What Are MERV Ratings and What MERV Rating Should I Have?

Once you locate your old furnace filter and figure out when it should be replaced, it’s time to pick a replacement. That means picking the level of filtration that you need. One approach to this is by picking an appropriate MERV rating for your needs.

MERV is short for Minimum Efficiency Reporting Values. The MERV rating indicates the effectiveness of air filters at trapping airborne contaminants. The rating scale ranges from 1 to 20, with greater numbers indicating a greater ability to filter tinier particles.

Experts say a filter with a MERV rating between 8 and 13 offers a good balance between having adequate indoor air quality without needlessly restricting airflow.
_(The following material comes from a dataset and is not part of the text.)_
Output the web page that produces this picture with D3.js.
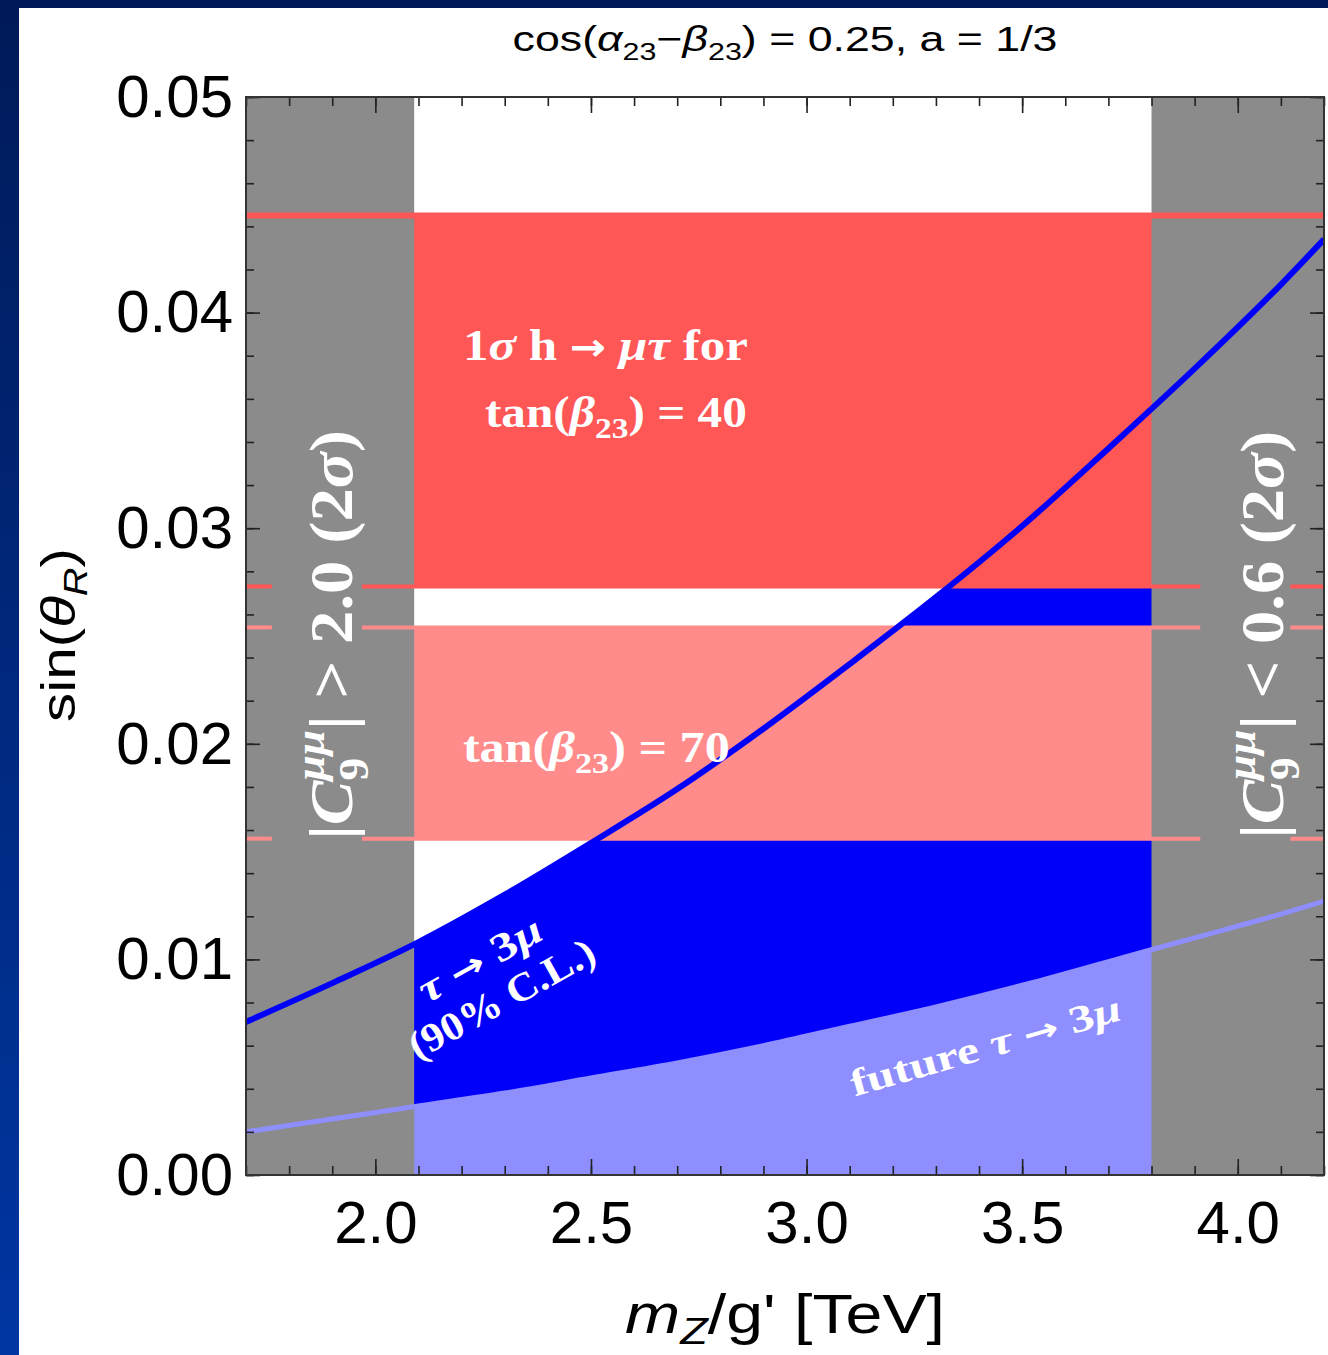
<!DOCTYPE html>
<html><head><meta charset="utf-8">
<script src="https://cdn.jsdelivr.net/npm/d3@7"></script>
<style>body{margin:0;background:#fff}svg{display:block}</style>
</head><body>
<svg id="c" width="1328" height="1355"></svg>
<script>
// ---------------- data ----------------
const xDomain = [1.7, 4.2];
const yDomain = [0, 0.05];
const excludedRegions = [[1.7, 2.09], [3.80, 4.2]];
const bandTan40 = [0.0273, 0.0445];
const bandTan70 = [0.0156, 0.0254];
const massPoints    = [1.7, 1.9, 2.1, 2.3, 2.5, 2.7, 2.9, 3.1, 3.3, 3.5, 3.7, 3.9, 4.1, 4.2];
const tau3muCurrent = [0.0071, 0.0089, 0.0108, 0.0130, 0.0154, 0.0179, 0.0207, 0.0237, 0.0268, 0.0301, 0.0337, 0.0374, 0.0413, 0.0434];
const tau3muFuture  = [0.0020, 0.0026, 0.0032, 0.0038, 0.0045, 0.0052, 0.0060, 0.0069, 0.0078, 0.0088, 0.0099, 0.0110, 0.0121, 0.0127];
const xTickLabels = ["2.0", "2.5", "3.0", "3.5", "4.0"];
const yTickLabels = ["0.00", "0.01", "0.02", "0.03", "0.04", "0.05"];
const labelGaps = [[1.760, 1.969], [3.913, 4.122]];

// ---------------- setup ----------------
const W = 1328, H = 1355;
const P = {l: 246, r: 1324, t: 97, b: 1175};
const SANS = "'Liberation Sans', Arial, Helvetica, sans-serif";
const SERIF = "'Liberation Serif', 'Times New Roman', serif";
const ARROWF = "'DejaVu Sans', sans-serif";
const C = {gray: '#8b8b8b', red: '#ff5656', pink: '#ff8b8b', blue: '#0000fa', lblue: '#8e8eff'};

const x = d3.scaleLinear().domain(xDomain).range([P.l, P.r]);
const y = d3.scaleLinear().domain(yDomain).range([P.b, P.t]);

const svg = d3.select('#c');
const defs = svg.append('defs');
const grad = defs.append('linearGradient').attr('id', 'bg').attr('x1', 0).attr('y1', 0).attr('x2', 0).attr('y2', 1);
grad.append('stop').attr('offset', 0).attr('stop-color', '#001a58');
grad.append('stop').attr('offset', 1).attr('stop-color', '#0036a2');
svg.append('rect').attr('width', W).attr('height', H).attr('fill', 'url(#bg)');
svg.append('rect').attr('x', 19).attr('y', 8).attr('width', W - 19).attr('height', H - 8).attr('fill', '#fff');

defs.append('clipPath').attr('id', 'plotclip').append('rect')
  .attr('x', P.l).attr('y', P.t).attr('width', P.r - P.l).attr('height', P.b - P.t);
const plot = svg.append('g').attr('clip-path', 'url(#plotclip)');

const rows = massPoints.map((m, i) => ({m, cur: tau3muCurrent[i], fut: tau3muFuture[i]}));

// fills
plot.append('path').datum(rows).attr('fill', C.lblue)
  .attr('d', d3.area().x(d => x(d.m)).y0(y(0)).y1(d => y(d.fut)).curve(d3.curveMonotoneX));
plot.append('path').datum(rows).attr('fill', C.blue)
  .attr('d', d3.area().x(d => x(d.m)).y0(d => y(d.fut)).y1(d => y(d.cur)).curve(d3.curveMonotoneX));

// red bands
[[bandTan40, C.red], [bandTan70, C.pink]].forEach(([b, col]) => {
  plot.append('rect').attr('x', x(xDomain[0])).attr('width', x(xDomain[1]) - x(xDomain[0]))
    .attr('y', y(b[1])).attr('height', y(b[0]) - y(b[1])).attr('fill', col);
});

// excluded (gray) regions
excludedRegions.forEach(r => {
  plot.append('rect').attr('x', x(r[0])).attr('width', x(r[1]) - x(r[0]))
    .attr('y', y(yDomain[1])).attr('height', y(yDomain[0]) - y(yDomain[1])).attr('fill', C.gray);
});

// red band boundary lines
plot.append('line').attr('x1', x(xDomain[0])).attr('x2', x(xDomain[1]))
  .attr('y1', y(bandTan40[1])).attr('y2', y(bandTan40[1])).attr('stroke', C.red).attr('stroke-width', 6);
function segmentsOutsideGaps() {
  const segs = []; let start = xDomain[0];
  labelGaps.forEach(g => { segs.push([start, g[0]]); start = g[1]; });
  segs.push([start, xDomain[1]]);
  return segs;
}
[[bandTan40[0], C.red], [bandTan70[1], C.pink], [bandTan70[0], C.pink]].forEach(([v, col]) => {
  segmentsOutsideGaps().forEach(s => {
    plot.append('line').attr('x1', x(s[0])).attr('x2', x(s[1])).attr('y1', y(v)).attr('y2', y(v))
      .attr('stroke', col).attr('stroke-width', 4);
  });
});

// curves
plot.append('path').datum(rows).attr('fill', 'none').attr('stroke', C.lblue).attr('stroke-width', 5)
  .attr('d', d3.line().x(d => x(d.m)).y(d => y(d.fut)).curve(d3.curveMonotoneX));
plot.append('path').datum(rows).attr('fill', 'none').attr('stroke', C.blue).attr('stroke-width', 6)
  .attr('d', d3.line().x(d => x(d.m)).y(d => y(d.cur)).curve(d3.curveMonotoneX));

// ---------------- axes ----------------
const xMajor = xTickLabels.map(Number);
const yMajor = yTickLabels.map(Number);
const xMinor = d3.range(Math.round(xDomain[0] * 10), Math.round(xDomain[1] * 10) + 1).map(v => v / 10);
const yMinor = d3.range(0, 26).map(v => v * 0.002);

function styleAxis(ga) {
  ga.select('.domain').remove();
  ga.selectAll('line').attr('stroke', '#222').attr('stroke-width', 1.6);
  ga.selectAll('text').attr('font-family', SANS).attr('font-size', 60).attr('fill', '#000');
}
const axLayer = svg.append('g');
axLayer.append('g').attr('transform', `translate(0,${P.b})`).call(d3.axisBottom(x).tickValues(xMinor).tickSize(-9).tickFormat('')).call(styleAxis);
axLayer.append('g').attr('transform', `translate(0,${P.t})`).call(d3.axisTop(x).tickValues(xMinor).tickSize(-9).tickFormat('')).call(styleAxis);
axLayer.append('g').attr('transform', `translate(${P.l},0)`).call(d3.axisLeft(y).tickValues(yMinor).tickSize(-8).tickFormat('')).call(styleAxis);
axLayer.append('g').attr('transform', `translate(${P.r},0)`).call(d3.axisRight(y).tickValues(yMinor).tickSize(-8).tickFormat('')).call(styleAxis);
axLayer.append('g').attr('transform', `translate(0,${P.b})`)
  .call(d3.axisBottom(x).tickValues(xMajor).tickSize(-16).tickPadding(25).tickFormat((d, i) => xTickLabels[i])).call(styleAxis);
axLayer.append('g').attr('transform', `translate(0,${P.t})`)
  .call(d3.axisTop(x).tickValues(xMajor).tickSize(-16).tickFormat('')).call(styleAxis);
axLayer.append('g').attr('transform', `translate(${P.l},0)`)
  .call(d3.axisLeft(y).tickValues(yMajor).tickSize(-14).tickPadding(13).tickFormat((d, i) => yTickLabels[i])).call(styleAxis);
axLayer.append('g').attr('transform', `translate(${P.r},0)`)
  .call(d3.axisRight(y).tickValues(yMajor).tickSize(-14).tickFormat('')).call(styleAxis);
svg.append('rect').attr('x', P.l).attr('y', P.t).attr('width', P.r - P.l).attr('height', P.b - P.t)
  .attr('fill', 'none').attr('stroke', '#333').attr('stroke-width', 2);

// ---------------- rich text ----------------
function rich(t, parts, fs) {
  let prevShift = 0;
  parts.forEach(p => {
    const o = p[1] || {};
    const subK = o.subK || 0.25;
    const shift = o.sub ? subK * fs : o.sup ? -0.45 * fs : 0;
    const ts = t.append('tspan').text(p[0])
      .attr('font-size', (o.sub || o.sup) ? fs * 0.68 : (o.k ? fs * o.k : fs))
      .attr('dy', shift - prevShift);
    if (o.i) ts.attr('font-style', 'italic');
    if (o.f) ts.attr('font-family', o.f).attr('font-weight', 'bold');
    if (o.back) {
      const nodes = t.selectAll('tspan').nodes();
      ts.attr('dx', -nodes[nodes.length - 2].getComputedTextLength());
    }
    prevShift = shift;
  });
}
function label(px, py, angle, lines, opt) {
  const g = svg.append('g').attr('transform', `translate(${px},${py}) rotate(${angle})`);
  lines.forEach((ln, i) => {
    const t = g.append('text').attr('x', 0).attr('y', i * (opt.lh || 0))
      .attr('text-anchor', opt.anchor || 'start')
      .attr('font-family', opt.family).attr('font-weight', opt.weight || 'normal')
      .attr('fill', opt.fill || '#000');
    rich(t, ln, opt.fs);
    if (opt.widths && opt.widths[i]) {
      const w = t.node().getBBox().width;
      const k = opt.widths[i] / w;
      t.attr('transform', `translate(0,${i * (opt.lh || 0)}) scale(${k},1) translate(0,${-i * (opt.lh || 0)})`);
    }
  });
  return g;
}
const ARR = {f: ARROWF, k: 0.85};

// title
label(785, 51, 0, [[["cos("], ["α", {i: 1}], ["23", {sub: 1}], ["−"], ["β", {i: 1}], ["23", {sub: 1}], [") = 0.25, a = 1/3"]]],
  {family: SANS, fs: 36, anchor: 'middle', widths: [545]});
// axis titles
label(785, 1333, 0, [[["m", {i: 1}], ["Z", {sub: 1, i: 1, subK: 0.2}], ["/g' [TeV]"]]],
  {family: SANS, fs: 55, anchor: 'middle', widths: [320]});
label(75, 635, -90, [[["sin("], ["θ", {i: 1}], ["R", {sub: 1, i: 1}], [")"]]],
  {family: SANS, fs: 48, anchor: 'middle', widths: [174]});

// in-plot annotations (positions in data coordinates)
const W1 = {family: SERIF, weight: 'bold', fill: '#fff'};
label(x(2.203), y(0.0378), 0, [[["1"], ["σ", {i: 1}], [" h "], ["→", ARR], [" "], ["μτ", {i: 1}], [" for"]]],
  Object.assign({fs: 44, widths: [285]}, W1));
label(x(2.254), y(0.0347), 0, [[["tan("], ["β", {i: 1}], ["23", {sub: 1}], [") = 40"]]],
  Object.assign({fs: 44, widths: [262]}, W1));
label(x(2.203), y(0.01916), 0, [[["tan("], ["β", {i: 1}], ["23", {sub: 1}], [") = 70"]]],
  Object.assign({fs: 44, widths: [267]}, W1));
label(x(2.257), y(0.00946), -29, [
    [["τ", {i: 1}], [" "], ["→", ARR], [" 3"], ["μ", {i: 1}]],
    [["(90% C.L.)"]]],
  Object.assign({fs: 40, lh: 45, anchor: 'middle', widths: [136, 207]}, W1));
label(x(3.423), y(0.00543), -16, [[["future "], ["τ", {i: 1}], [" "], ["→", ARR], [" 3"], ["μ", {i: 1}]]],
  Object.assign({fs: 38, anchor: 'middle', widths: [280]}, W1));
// side labels in excluded regions
label(x(1.946), y(0.02505), -90, [[["|"], ["C", {i: 1}], ["9", {sub: 1}], ["μμ", {sup: 1, i: 1, back: 1}], ["| > 2.0 (2"], ["σ", {i: 1}], [")"]]],
  Object.assign({fs: 62, anchor: 'middle', widths: [410]}, W1));
label(x(4.105), y(0.02505), -90, [[["|"], ["C", {i: 1}], ["9", {sub: 1}], ["μμ", {sup: 1, i: 1, back: 1}], ["| < 0.6 (2"], ["σ", {i: 1}], [")"]]],
  Object.assign({fs: 62, anchor: 'middle', widths: [408]}, W1));
</script>
</body></html>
However, people with some health conditions could need to use a filter with a higher MERV rating.

Where to Insert the Air Filter in a Furnace or AC Unit

Positioning an air filter in a furnace or air conditioner properly is necessary for the efficient operation of the unit. Air filters are designed to be installed in a certain direction, indicated by an arrow written on the side of the filter frame. The filter should be installed with this arrow pointing at the furnace or AC, which is the direction of the airflow. If you're unsure about the airflow direction, it may be helpful to remember that air always moves from the return duct to the heat or cooling source. Therefore, be sure that the arrow points at the furnace or air conditioning unit.
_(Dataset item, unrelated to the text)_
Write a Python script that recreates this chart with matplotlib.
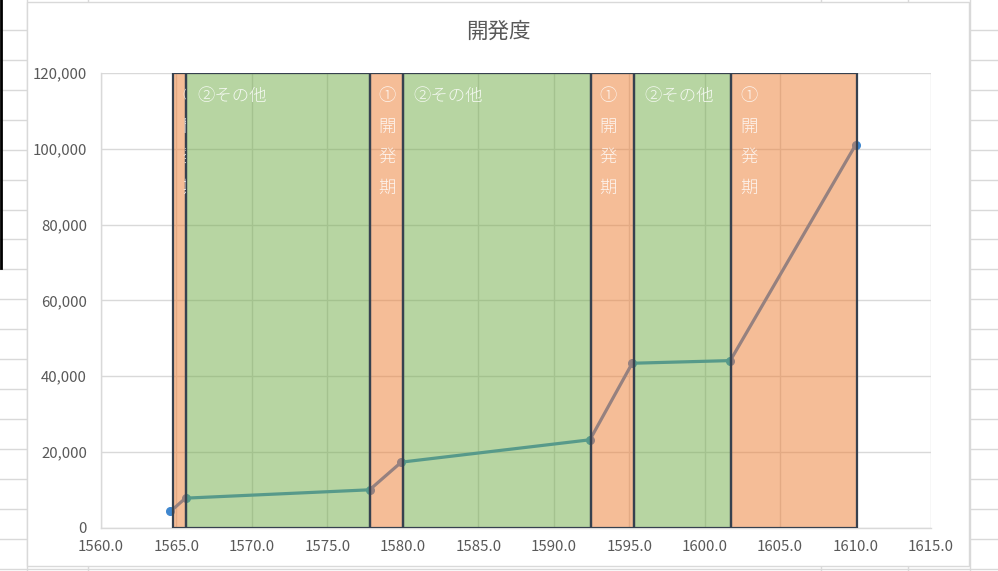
import numpy as np
import matplotlib.pyplot as plt
from matplotlib.patches import Rectangle

plt.rcParams['font.family'] = ['Noto Sans CJK JP', 'DejaVu Sans']

# line data (year, value)
years = [1564.6, 1565.6, 1577.8, 1579.9, 1592.4, 1595.2, 1601.7, 1610.0]
values = [4300, 7800, 10000, 17300, 23200, 43400, 44100, 101000]

# background bands: edges in years and their kind
band_edges = [1564.8, 1565.65, 1577.8, 1580.0, 1592.45, 1595.3, 1601.75, 1610.1]
band_kind = ["dev", "other", "dev", "other", "dev", "other", "dev"]
band_top = 120000

title = "開発度"
dev_label = ["①", "開", "発", "期"]
other_label = "②その他"

W, H = 998, 571
DPI = 100

ORANGE = "#ED7D31"
GREEN = "#70AD47"
BLUE = "#3F87CF"
EDGE = "#36414F"
GRID = "#D9D9D9"
TXT = "#595959"

fig = plt.figure(figsize=(W / DPI, H / DPI), dpi=DPI)

# spreadsheet backdrop in pixel coords
bg = fig.add_axes([0, 0, 1, 1])
bg.set_xlim(0, W)
bg.set_ylim(H, 0)
bg.axis("off")
for k in range(1, 20):
    bg.plot([0, W], [k * 29.93, k * 29.93], color=GRID, lw=1.0, zorder=1)
for x in [27, 88, 820.7, 908.3, 970.5]:
    bg.plot([x, x], [0, H], color=GRID, lw=1.0, zorder=1)
bg.plot([1, 1], [0, 268], color="black", lw=2.0, zorder=1)
bg.add_patch(Rectangle((27.5, 1.5), 942, 564, facecolor="white", edgecolor=GRID,
                       lw=1.0, zorder=3))
bg.text(498, 32, title, ha="center", va="center", fontsize=15.5, color=TXT, zorder=4)

# plot area
x0, x1, ytop, ybot = 101, 931, 73, 527.7
ax = fig.add_axes([x0 / W, 1 - ybot / H, (x1 - x0) / W, (ybot - ytop) / H])
ax.set_xlim(1560, 1615)
ax.set_ylim(0, 120000)
ax.set_xticks(np.arange(1560, 1616, 5))
ax.set_yticks(np.arange(0, 120001, 20000))
ax.set_xticklabels([f"{v:.1f}" for v in np.arange(1560, 1616, 5)])
ax.set_yticklabels([f"{v:,}" for v in range(0, 120001, 20000)])
ax.tick_params(length=0, colors=TXT, labelsize=10.8)
ax.tick_params(axis="x", pad=9)
ax.tick_params(axis="y", pad=10)
ax.grid(True, color=GRID, lw=1.0)
ax.set_axisbelow(True)
for s in ["top", "right"]:
    ax.spines[s].set_visible(False)
for s in ["left", "bottom"]:
    ax.spines[s].set_color(GRID)
    ax.spines[s].set_linewidth(1.0)

ax.plot(years, values, color=BLUE, lw=2.3, marker="o", ms=5.5, zorder=2, clip_on=False)

for i, kind in enumerate(band_kind):
    left, right = band_edges[i], band_edges[i + 1]
    color = ORANGE if kind == "dev" else GREEN
    fill = Rectangle((left, 0), right - left, band_top, facecolor=color, alpha=0.5,
                     edgecolor="none", zorder=3)
    ax.add_patch(fill)
    border = Rectangle((left, 0), right - left, band_top, facecolor="none",
                       edgecolor=EDGE, lw=1.6, zorder=4)
    ax.add_patch(border)
    if kind == "dev":
        for j, ch in enumerate(dev_label):
            t = ax.annotate(ch, xy=(left, band_top), xytext=(9, -23 - 30.5 * j),
                            textcoords="offset pixels", ha="left", va="center",
                            fontsize=12.5, fontweight="light", color="white",
                            alpha=0.85, zorder=5)
            t.set_clip_path(fill)
    else:
        t = ax.annotate(other_label, xy=(left, band_top), xytext=(11, -23),
                        textcoords="offset pixels", ha="left", va="center",
                        fontsize=12.5, fontweight="light", color="white",
                        alpha=0.85, zorder=5)
        t.set_clip_path(fill)

fig.savefig("out.png", dpi=DPI)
Many people are confused by which direction to point their air filter. To help remember, consider snapping a quick photo with your cellular phone after the filter has been accurately installed by a professional. Or, you also could ask a technician to use a marker to write on the outside of your furnace which direction the filter should go. A perfect time to inquire about this is during a scheduled furnace maintenance call.

How to Replace Your Furnace Air Filter

Changing the filter on your furnace or AC is a quick and easy process. Here is a step-by-step list of how to take out a dirty air filter and swap it for a new one:

  1. Turn off your furnace: Be sure to turn off your furnace before beginning the process.
  2. Locate the furnace filter: Typically, the filter is found within the furnace or in the air return vent. Make a mental note or write down which direction the arrow points on the filter, because you’ll want the arrow on the new filter to point the same way.
  3. Slide out the old filter: Be mindful not to knock out any dust or dirt.
  4. Record the date: Write down the date of replacement on the new filter's frame. This will help your family keep track of when it's time for the next change.
  5. Slide in new filter: Put in the new filter with the arrow pointing at the furnace, which is the direction of airflow and should be the same direction the arrow pointed on the dirty filter you just removed.
  6. Secure the filter: Make sure the new filter fits securely and close any latches or clips that secure it in the compartment.
  7. Turn on your furnace: Once the clean filter is properly installed, you can turn your furnace back on.

Will a Dirty Air Filter Cause Problems for a Furnace?

The short answer is, yes, a dirty air filter can cause a furnace to quit working or reduce its lifespan. Changing your furnace or air conditioner filter is one of the simplest things you can do to keep your system operating correctly.